Special Mutual Respect Shared Between Nick Foles and Frank Reich, Who Will Be AFC South Opponents Sunday

John Shipley

To say Jacksonville Jaguars quarterback Nick Foles and Indianapolis Colts head coach Frank Reich share a special connection would be stating the obvious.

Just two seasons ago, the two helped lead the Philadelphia Eagles to a magical Super Bowl win over the New England Patriots, an epic victory that capped off one of the most memorable postseason runs in recent memory. Reich was the Eagles’ offensive coordinator, while Foles was the backup quarterback who was placed in the starting role for the final stretch of the year after Carson Wentz was injured.

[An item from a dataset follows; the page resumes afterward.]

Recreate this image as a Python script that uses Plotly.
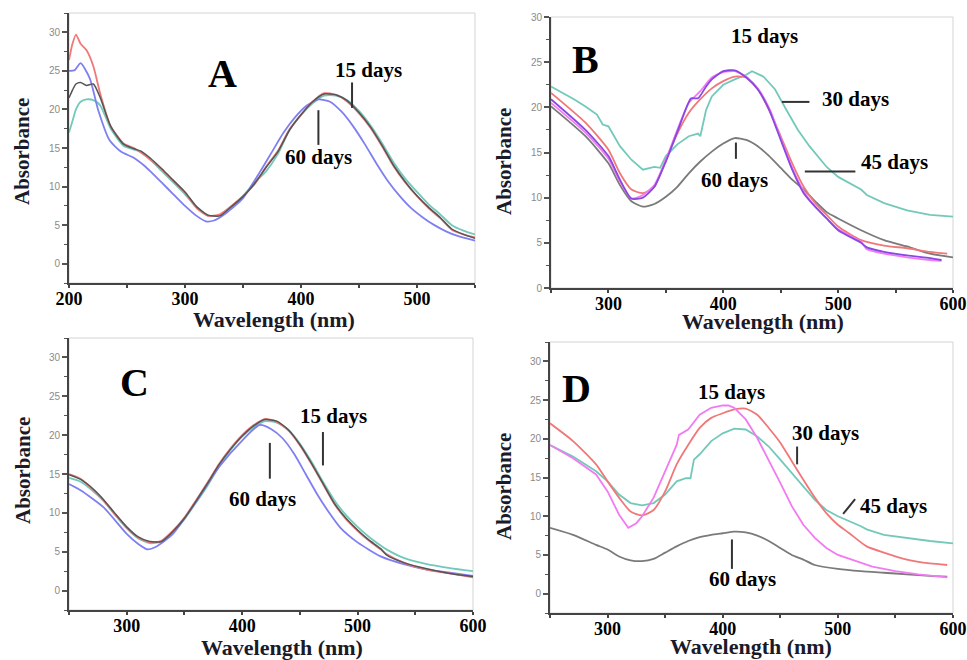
import plotly.graph_objects as go

# ---------------- DATA ----------------
# Panel A
wlA_red = [200,203,206,210,215,221,227,236,247,256,262,270,280,290,300,310,320,330,340,350,360,370,380,390,400,410,420,430,440,450,460,470,480,490,500,510,520,530,540,550]
absA_red = [26.4,28.5,29.7,28.5,27.7,25.6,22.0,17.8,15.6,15.0,14.4,13.5,12.2,10.7,9.2,7.2,6.2,6.4,7.5,8.75,10.3,12.6,14.6,17.4,19.3,21.0,22.1,21.9,21.0,19.5,17.6,15.2,12.6,10.5,8.75,7.2,5.9,4.4,3.8,3.4]
absA_gray = [21.5,22.5,23.3,23.5,23.1,23.3,21.5,17.8,15.5,14.9,14.6,13.7,12.3,10.8,9.3,7.4,6.3,6.2,7.4,8.7,10.4,12.5,14.5,17.3,19.3,21.0,22.0,21.9,21.1,19.6,17.7,15.3,12.7,10.6,8.8,7.3,6.0,4.5,3.8,3.3]
absA_teal = [17.0,18.5,20.0,21.0,21.3,21.2,20.5,17.5,15.3,14.8,14.5,13.5,12.0,10.5,9.0,7.3,6.2,6.3,7.4,8.8,10.5,12.0,14.2,17.3,19.3,20.8,21.8,21.8,21.2,19.8,17.9,15.6,13.1,11.0,9.3,7.7,6.4,5.0,4.3,3.8]
wlA_blue = [200,205,210,218,225,235,245,255,265,270,280,290,300,310,318,325,335,350,365,375,385,395,405,415,425,435,445,455,465,475,485,495,505,515,525,535,550]
absA_blue = [25.0,25.1,26.0,24.0,20.0,16.0,14.5,13.8,12.7,12.0,10.5,9.0,7.5,6.2,5.5,5.6,6.5,8.5,12.0,14.5,17.0,19.0,20.5,21.3,21.0,19.7,17.8,15.5,13.0,10.7,8.8,7.2,6.0,5.0,4.2,3.6,3.0]

# Panel B
wlB_teal = [250,270,280,290,295,300,310,320,330,340,345,350,360,370,378,380,385,390,400,410,420,425,435,445,455,465,475,490,500,520,525,540,560,580,600]
absB_teal = [22.3,20.9,20.1,19.2,18.1,17.9,15.7,14.2,13.1,13.4,13.3,14.6,15.9,16.8,17.1,16.8,19.7,21.2,22.5,23.1,23.6,24.0,23.4,22.0,19.7,17.5,15.7,13.4,12.3,10.9,10.3,9.4,8.6,8.1,7.9]
wlB_red = [250,280,300,310,320,330,340,350,360,370,380,390,400,410,420,430,440,450,460,470,480,490,500,520,540,560,580,595]
absB_red = [21.6,18.3,15.3,12.7,10.9,10.5,11.2,14.2,17.1,19.4,20.9,22.1,22.9,23.4,23.3,22.0,19.7,16.8,13.8,11.2,9.4,8.1,6.8,5.3,4.7,4.4,4.0,3.8]
wlB_purple = [250,280,300,310,320,330,340,350,360,368,372,378,385,390,400,410,420,430,440,450,460,470,480,490,500,520,525,540,560,580,590]
absB_purple = [20.9,17.5,14.6,12.0,9.9,10.0,11.2,14.0,17.3,20.0,21.0,21.0,22.3,23.1,24.0,24.1,23.3,22.0,19.7,16.4,13.1,10.5,9.0,7.7,6.4,5.0,4.5,4.0,3.6,3.3,3.1]
wlB_magenta = [250,280,300,310,320,330,340,350,360,370,380,390,400,410,420,430,440,450,460,470,480,490,500,520,525,540,560,580,590]
absB_magenta = [20.5,17.2,14.3,11.8,9.9,10.3,11.4,14.2,17.5,20.5,21.8,23.3,23.9,24.0,23.4,22.1,19.9,16.6,13.3,10.7,9.0,7.7,6.5,5.1,4.3,3.8,3.4,3.1,3.0]
wlB_gray = [250,280,300,310,320,330,340,350,360,370,380,390,400,410,420,430,440,450,460,470,480,490,500,520,540,560,580,600]
absB_gray = [20.1,16.8,13.8,11.4,9.6,9.0,9.3,10.1,11.2,12.7,14.0,15.1,16.0,16.6,16.4,15.7,14.6,13.3,12.0,10.9,9.6,8.4,7.7,6.4,5.3,4.6,3.8,3.4]

# Panel C
wlC = [250,260,270,280,290,300,310,320,330,340,350,360,370,380,390,400,410,420,430,440,450,460,470,480,490,500,510,520,525,540,560,580,600]
absC_red = [15.0,14.4,13.1,11.6,9.8,8.1,6.8,6.2,6.4,7.7,9.4,11.6,13.9,16.3,18.3,20.0,21.3,22.1,21.7,20.6,18.7,16.3,13.7,11.1,9.2,7.7,6.4,5.3,4.7,3.6,2.7,2.2,1.7]
absC_gray = [14.9,14.3,13.2,11.7,9.9,8.2,6.9,6.3,6.3,7.6,9.3,11.5,13.8,16.2,18.2,19.9,21.2,22.0,21.8,20.7,18.8,16.4,13.8,11.2,9.3,7.8,6.5,5.4,4.6,3.6,2.8,2.2,1.8]
absC_teal = [14.5,14.0,12.9,11.5,9.7,8.0,6.7,6.1,6.3,7.5,9.2,11.3,13.5,16.0,18.1,19.8,21.0,21.8,21.6,20.7,18.9,16.6,14.0,11.6,9.7,8.2,6.9,5.8,5.3,4.2,3.4,2.9,2.5]
wlC_blue = [250,260,280,300,310,318,325,340,360,380,400,415,425,435,445,455,465,475,485,500,520,540,560,580,600]
absC_blue = [13.7,12.9,10.7,7.3,6.0,5.3,5.6,7.3,11.4,15.9,19.3,21.3,20.8,19.6,17.6,15.0,12.4,10.1,8.1,6.2,4.4,3.4,2.7,2.3,1.9]

# Panel D
wlD_red = [250,270,290,300,310,320,330,340,350,360,370,380,390,400,410,420,430,440,450,460,470,480,490,500,510,525,540,560,580,595]
absD_red = [22.0,19.7,16.7,14.5,12.4,10.6,10.1,10.8,13.2,16.7,19.2,21.4,22.7,23.3,23.8,23.9,23.1,21.4,19.5,17.1,14.7,12.4,10.4,8.9,7.8,6.1,5.3,4.4,3.9,3.7]
wlD_magenta = [250,270,290,300,310,318,325,330,340,350,360,362,370,380,390,400,405,410,420,430,440,450,460,470,480,490,500,520,530,550,570,595]
absD_magenta = [19.2,17.5,15.4,13.2,10.2,8.5,9.1,10.0,12.4,15.8,19.2,20.5,21.2,23.1,24.0,24.3,24.3,24.0,22.5,20.1,17.3,14.3,11.3,8.9,7.2,5.9,5.0,4.0,3.5,2.9,2.5,2.1]
wlD_teal = [250,270,290,300,310,320,330,340,350,360,368,372,375,380,390,400,410,420,430,440,450,460,470,480,490,500,520,525,540,560,580,600]
absD_teal = [19.2,17.7,15.8,14.5,12.8,11.7,11.4,11.7,12.8,14.5,14.9,14.9,17.3,18.0,19.7,20.7,21.3,21.2,20.3,19.0,17.3,15.6,13.9,12.1,10.8,10.0,8.7,8.3,7.6,7.2,6.8,6.5]
wlD_gray = [250,270,290,300,310,320,330,340,350,360,370,380,390,400,410,420,430,440,450,460,470,480,500,520,540,560,580,595]
absD_gray = [8.5,7.6,6.3,5.7,4.8,4.3,4.2,4.5,5.3,6.1,6.8,7.3,7.6,7.8,8.0,7.9,7.5,6.8,5.9,5.0,4.4,3.7,3.2,2.9,2.7,2.5,2.3,2.2]

x_ticks_A = [200, 300, 400, 500]
x_ticks_other = [300, 400, 500, 600]

# ---------------- STYLE ----------------
RED = "#f07878"
BLUE = "#7f7ff2"
DGRAY = "#555555"
MGRAY = "#7a7a7a"
TEAL = "#72c9ba"
MAGENTA = "#f27af2"
PURPLE = "#8a48e2"

SERIF = "Liberation Serif"

fig = go.Figure()

def add(x, y, color, ax, width=1.8, shape="spline"):
    fig.add_trace(go.Scatter(x=x, y=y, mode="lines", xaxis="x" + ax, yaxis="y" + ax,
                             line=dict(color=color, width=width, shape=shape, smoothing=0.6),
                             showlegend=False, hoverinfo="skip"))

# A
add(wlA_red, absA_teal, TEAL, "")
add(wlA_blue, absA_blue, BLUE, "")
add(wlA_red, absA_red, RED, "")
add(wlA_red, absA_gray, DGRAY, "", width=1.5)
# B
add(wlB_teal, absB_teal, TEAL, "2", shape="linear")
add(wlB_gray, absB_gray, MGRAY, "2")
add(wlB_red, absB_red, RED, "2")
add(wlB_magenta, absB_magenta, MAGENTA, "2")
add(wlB_purple, absB_purple, PURPLE, "2")
# C
add(wlC, absC_teal, TEAL, "3")
add(wlC_blue, absC_blue, BLUE, "3")
add(wlC, absC_red, RED, "3")
add(wlC, absC_gray, DGRAY, "3", width=1.5)
# D
add(wlD_gray, absD_gray, MGRAY, "4")
add(wlD_teal, absD_teal, TEAL, "4", shape="linear")
add(wlD_red, absD_red, RED, "4")
add(wlD_magenta, absD_magenta, MAGENTA, "4", shape="linear")

W, H = 967, 660
def px(x0, x1):
    return [x0 / W, x1 / W]
def py(top, bottom):
    return [1 - bottom / H, 1 - top / H]

panels = {
    "": dict(xd=px(69, 475), yd=py(13, 283), xr=[200, 550], yr=[-2.5, 32.5], xt=x_ticks_A),
    "2": dict(xd=px(551, 953), yd=py(17, 288), xr=[250, 600], yr=[0, 30], xt=x_ticks_other),
    "3": dict(xd=px(69, 473), yd=py(338, 610), xr=[250, 600], yr=[-2.5, 32.5], xt=x_ticks_other),
    "4": dict(xd=px(550, 953), yd=py(342, 613), xr=[250, 600], yr=[-2.5, 32.5], xt=x_ticks_other),
}

layout = dict(width=W, height=H, margin=dict(l=0, r=0, t=0, b=0, autoexpand=False),
              paper_bgcolor="white", plot_bgcolor="white", showlegend=False)
shapes = []
for k, p in panels.items():
    layout["xaxis" + k] = dict(domain=p["xd"], range=p["xr"], anchor="y" + k, automargin=False,
                               showline=True, linecolor="#444", linewidth=2,
                               ticks="outside", ticklen=3, tickwidth=1.5, tickcolor="#444",
                               tickvals=p["xt"], ticktext=[str(v) for v in p["xt"]],
                               ticklabelstandoff=-5,
                               tickfont=dict(family=SERIF, size=18, color="black", weight="bold"),
                               minor=dict(dtick=50, tick0=0, ticks="outside", ticklen=3, tickcolor="#444", tickwidth=1.5),
                               showgrid=False, zeroline=False, fixedrange=True)
    layout["yaxis" + k] = dict(domain=p["yd"], range=p["yr"], anchor="x" + k, automargin=False,
                               showline=True, linecolor="#444", linewidth=2,
                               ticks="outside", ticklen=5, tickwidth=1.5, tickcolor="#555",
                               dtick=5, tick0=0,
                               tickfont=dict(family="Liberation Sans", size=10, color="#8a8a8a"),
                               minor=dict(dtick=2.5, tick0=0, ticks="outside", ticklen=3, tickcolor="#555", tickwidth=1),
                               showgrid=False, zeroline=False, fixedrange=True)
    shapes.append(dict(type="rect", xref=("x" + k if k else "x") + " domain", yref=("y" + k if k else "y") + " domain",
                       x0=0, x1=1, y0=0, y1=1, line=dict(color="#d4d4d4", width=1), layer="below"))

# label texts (panel, text, x, y, size)
labels = [
    ("", "A", 332, 24.7, 40), ("", "15 days", 458, 25.1, 21), ("", "60 days", 415, 13.8, 21),
    ("2", "B", 280, 25.3, 40), ("2", "15 days", 436, 27.9, 21), ("2", "30 days", 515, 20.9, 21),
    ("2", "45 days", 549, 14.0, 21), ("2", "60 days", 410, 12.0, 21),
    ("3", "C", 307, 26.8, 40), ("3", "15 days", 479, 22.5, 21), ("3", "60 days", 418, 11.8, 21),
    ("4", "D", 273, 26.5, 40), ("4", "15 days", 408, 26.1, 21), ("4", "30 days", 489, 20.7, 21),
    ("4", "45 days", 548, 11.3, 21), ("4", "60 days", 417, 1.9, 21),
]
# pointer lines (panel, x0, y0, x1, y1)
pointers = [
    ("", 444, 23.5, 444, 20.2), ("", 415, 19.9, 415, 15.4),
    ("2", 451, 20.6, 475, 20.6), ("2", 471, 12.9, 515, 12.9), ("2", 411, 16.1, 411, 14.3),
    ("3", 470, 20.4, 470, 16.1), ("3", 424, 19.0, 424, 14.4),
    ("4", 464.6, 19.0, 464.6, 16.7), ("4", 504.6, 10.3, 515, 12.2), ("4", 408, 7.0, 408, 3.2),
]

annotations = []
for k, t, x, y, s in labels:
    annotations.append(dict(xref="x" + k, yref="y" + k, x=x, y=y, text=t, showarrow=False,
                            font=dict(family=SERIF, size=s, color="black", weight="bold")))
for k, x0, y0, x1, y1 in pointers:
    shapes.append(dict(type="line", xref="x" + k, yref="y" + k, x0=x0, y0=y0, x1=x1, y1=y1,
                       line=dict(color="#333", width=2)))

# axis titles (pixel centres)
ytitles = [(22, 152), (504, 162), (23, 471), (504, 487)]
xtitles = [(274, 319), (763, 321), (282, 647), (751, 646)]
for cx, cy in ytitles:
    annotations.append(dict(xref="paper", yref="paper", x=cx / W, y=1 - cy / H, text="Absorbance",
                            showarrow=False, textangle=-90, xanchor="center", yanchor="middle",
                            font=dict(family=SERIF, size=21, color="#1a1a28", weight="bold")))
for cx, cy in xtitles:
    annotations.append(dict(xref="paper", yref="paper", x=cx / W, y=1 - cy / H, text="Wavelength (nm)",
                            showarrow=False, xanchor="center", yanchor="middle",
                            font=dict(family=SERIF, size=22, color="#1a1a28", weight="bold")))

layout["shapes"] = shapes
layout["annotations"] = annotations
fig.update_layout(**layout)
fig.write_html("out.html", config={"displayModeBar": False},
               post_script="document.body.style.margin='0';document.body.style.overflow='hidden';")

But on Sunday when Foles leads the Jaguars (4-5) against the Colts (5-4), he knows that Reich will be his AFC South enemy. But whenever the final second on the clock ticks and the final whistle blows, the veteran quarterback knows it will be a special moment sharing the field with his former coach.

“I think the big thing is it will be emotional seeing him because of what he means to me,” Foles said Wednesday. “He is one of the greatest people I ever met, so when he went there I was so excited for him. But I am going to go out there and play.”

Reich has famously been credited for helping Foles elevate his play during the 2017 season. As Peter King of NBC Sports wrote in 2017, Reich asked for Eagles’ video staff to put together film of all of Foles’ completions of 15 yards or longer during his Eagles tenure in 2013 and 2014. He wanted to remind Foles of the player he can be. Just a few weeks later, Foles was hoisting the Lombardi Trophy.

That lone season the two shared in Philadelphia is something that has since become a part of NFL lore. Foles said Wednesday the time the two spent together made a huge difference in his entire life, not just on the field.

“When I step on the field, I am going against a man in Frank Reich who is very similar,” Foles said. “He is a guy who I admire and more than anything is a guy who has impacted my life so much, and he is going to be on the opposing sideline so that is going to be fun.”

The special respect clearly goes both ways, as Reich gushed about Foles the player and Foles the person while on a conference call with Jacksonville media Wednesday.

"If you get me to start talking about Nick as a person this could be a very long phone call because there are few people like him in this world,” Reich said. “I mean, this guy is a unique human being.”

Reich continued, “I mean there's few people that I respect more, just as a person and as a friend you know than Nick. I mean he is -- he's just got unique qualities as a person. That's why he's a great leader -- he's not the bravado, 'pound my chest' leader, but yet he has demonstrated his whole career that his style of leadership -- of serving, of being humble and confident at the same time has served him well, and he's been a great example for all of us.”

Reich said while he was impressed by the “amazing job” Gardner Minshew II did when Foles went down with a clavicle injury in Week 1, he thinks having Foles under center will be a boost to Jacksonville because of his experience at the biggest stage.

While it is clear Reich thinks highly of Foles the leader and the human being, what is it about the Foles the quarterback that impresses him? Reich didn’t mince words when JaguarMaven asked Wednesday — he thinks Foles is one of the best in the business at stretching the field vertically.

"He's elite in throwing the ball down the field as a deep passer. He's at the top,” Reich said.

“Take all the guys that throw a great deep ball -- he's in there in that discussion. He can throw from every arm angle. He has a unique way -- it's the point guard in him -- he was a very good basketball player, point guard.”

Much like the world saw in some of the jaw-dropping passes Foles floated against the Patriots in the Super Bowl, Reich says Foles is a player who can turn unique circumstances into big plays. Whether there is pressure, a strange arm angle or anything else, Reich thinks Foles can get the job done.

“He's really good -- he's in the pocket, he's under pressure, he has to throw side-armed to the back who's out there, the tight end. He can make all those kinds of throws,” Reich said.

“He's got a lot of courage. He'll stand in the pocket, he's not afraid. He can work through his progressions, he's very smart, he does a very good job of keeping things simple in his mind.

He's a really smart guy but, he just has a great way of keeping things simple. The other thing -- it's why he's a great deep ball thrower --, but he trusts his players to make plays. That was my experience with him.”

Foles and Reich will be on opposite sides of the field on Sunday. Unlike in 2017, Reich will be tasked with tearing down Foles, not building him up. And unlike in 2017, Foles will have to find ways to outsmart his former coach, not pick his brain.

Make no mistake about it, the two will forever be intertwined in the NFL history books and in Eagles’ lore. After the game, the two will likely embrace and share that mutual respect. But before then, it will be all business between two AFC South rivals.